Vía y patria, que decían los místicos escolásticos, o sea: la historia y la visión beatífica. Pero, ¿son cosas distintas? ¿No es ya patria el camino? Y la patria, la celestial y eterna se entiende, la que no es de este mundo, el reino de Dios cuyo advenimiento pedimos a diario -los que pedimos-, esa patria ¿no seguirá siendo camino?

Mas, en fin, ¡hágase su voluntad así en la tierra como en el cielo!, o como cantó Dante, el gran proscrito:

In la sua volontade é nostra pace

(Paradiso, III, 91)

¡Epur si mouve! ¡Ay, que no hay paz sin guerra!

JUEVES, 7-7

El camino, sí, la vía, que es la vida y pasársela haciendo solitarios -tal la novela- Pero los solitarios son solitarios, para uno mismo solo; no participan de ellos los demás. Y la patria que hay tras de ese camino de solitarios, una patria de soledad -de soledad y vacío-. Cómo se hace una novela, ¡bien!, pero ¿para qué se hace? Y el para qué es el porqué. ¿Por qué, o sea, para qué se hace una novela? Para hacerse el novelista. ¿Y para qué se hace el novelista? Para hacer al lector, para hacerse uno con el lector. Y sólo haciéndose uno el novelador y el lector de la novela se salvan ambos de su soledad radical. En cuanto se hacen uno se actualizan y actualizándose se eternizan.

Los místicos medievales, San Buenaventura, el franciscano, lo acentuó más que otro, distinguen entre lux, luz y lumen, lumbre. La luz queda en sí, la lumbre es la que se comunica. Y un hombre puede lucir –y lucirse-, alumbrar -y alumbrarse-.

Un espíritu luce, pero ¿cómo sabremos que luce si no nos alumbra? Y hay hombres que se lucen, como solemos decir. Y los que se lucen es con propia complacencia; se muestran para lucirse. ¿Se conoce a sí mismo el que se luce? Pocas veces. Pues como no se cuida de alumbrar a los demás, no se alumbra a sí mismo. Pero el que no sólo luce, sino que al lucir alumbra a los otros, se luce alumbrándose a sí mismo. Que nadie se conoce mejor a sí mismo que el que se cuida de conocer a los otros. Y puesto que conocer es amar, acaso convendría variar el divino precepto y decir: ámate a ti mismo como amas a tu prójimo.

¿De qué te serviría ganar el mundo si perdieras tu alma? Bien, pero y ¿de qué te servirá ganar tu alma si perdieras el mundo? Pongamos en vez de mundo la comunión humana, la comunidad humana, o sea la comunidad común.

Y he aquí cómo la religión y la política se hacen una en la novela de la vida actual.
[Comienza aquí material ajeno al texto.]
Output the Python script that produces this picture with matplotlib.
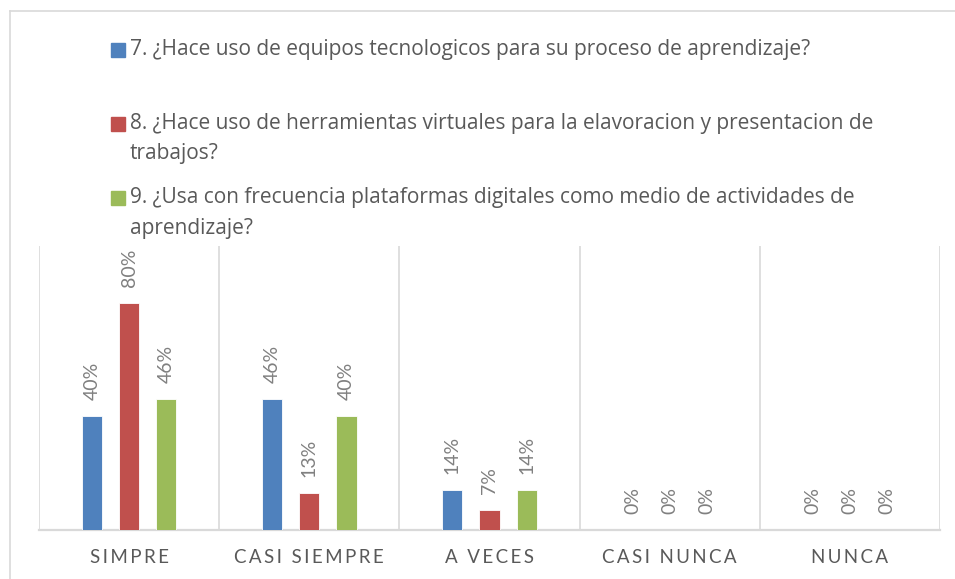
import textwrap

import matplotlib.pyplot as plt
from matplotlib.lines import Line2D
from matplotlib.patches import Rectangle
import numpy as np

categories = ["SIMPRE", "CASI SIEMPRE", "A VECES", "CASI NUNCA", "NUNCA"]
series_names = [
    "7. ¿Hace uso de equipos tecnologicos para su proceso de aprendizaje?",
    "8. ¿Hace uso de herramientas virtuales para la elavoracion y presentacion de trabajos?",
    "9. ¿Usa con frecuencia plataformas digitales como medio de actividades de aprendizaje?",
]
q7 = [0.40, 0.46, 0.14, 0.0, 0.0]
q8 = [0.80, 0.13, 0.07, 0.0, 0.0]
q9 = [0.46, 0.40, 0.14, 0.0, 0.0]
colors = ["#4F81BD", "#C0504D", "#9BBB59"]

plt.rcParams['font.family'] = ['Lato', 'DejaVu Sans']

W, H = 955, 579
fig = plt.figure(figsize=(W / 100, H / 100), dpi=100)


def px(x, y):
    return x / W, 1 - y / H


# plot area
l, b = px(39, 530)
r, t = px(940, 246)
ax = fig.add_axes([l, b, r - l, t - b])

x = np.arange(len(categories))
bw = 0.112
step = 0.206
for k, vals in enumerate([q7, q8, q9]):
    pos = x + (k - 1) * step
    ax.bar(pos, vals, bw, color=colors[k], edgecolor="white", linewidth=0.6, zorder=3)
    for xi, v in zip(pos, vals):
        ax.annotate(f"{v:.0%}", (xi, v), xytext=(0, 11.5), textcoords="offset points",
                    rotation=90, ha="center", va="bottom", fontsize=14, color="#808080")

ax.set_xlim(-0.5, len(categories) - 0.5)
ax.set_ylim(0, 1.0)
for g in np.arange(-0.5, len(categories), 1.0):
    ax.axvline(g, color="#d9d9d9", lw=1.2, zorder=1)

for s in ["left", "right", "top"]:
    ax.spines[s].set_visible(False)
ax.spines["bottom"].set_color("#d9d9d9")
ax.spines["bottom"].set_linewidth(1.6)
ax.set_yticks([])
ax.set_xticks(x)
spaced = ["\u2009".join(c) for c in categories]
ax.set_xticklabels(spaced, fontsize=13.5, color="#595959")
ax.tick_params(axis="x", length=0, pad=14)

# outer chart border (left and top only visible)
fig.add_artist(Line2D([10 / W, 10 / W], [0, 1 - 11 / H], color="#d9d9d9", lw=1.2))
fig.add_artist(Line2D([10 / W, 1], [1 - 11 / H, 1 - 11 / H], color="#d9d9d9", lw=1.2))

# legend, drawn by hand to follow the original layout
entry_y = [50, 124, 198]
for k, name in enumerate(series_names):
    sx, sy = px(111, entry_y[k] + 7)
    fig.add_artist(Rectangle((sx, sy), 14 / W, 14 / H, color=colors[k],
                             transform=fig.transFigure))
    for i, line in enumerate(textwrap.wrap(name, 76)):
        fig.text(*px(130, entry_y[k] + i * 30), line, fontsize=15,
                 color="#595959", va="center", ha="left", family="Open Sans")

fig.savefig("out.png", dpi=100)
El reino de Dios -o como quería San Agustín, la ciudad de Dios- es, en cuanto ciudad, política, y en cuanto de Dios, religión.

Y yo estoy aquí, en el destierro, a la puerta de España y como su ujier, no para lucir y lucirme, sino para alumbrar y alumbrarme, para hacer nuestra novela, historia, la de nuestra España. Y al decir que estoy para alumbrarme, con este “me” no quiero referirme, lector mío, a mi yo solamente, sino a tu yo, a nuestros yos. Que no es lo mismo nosotros que yos.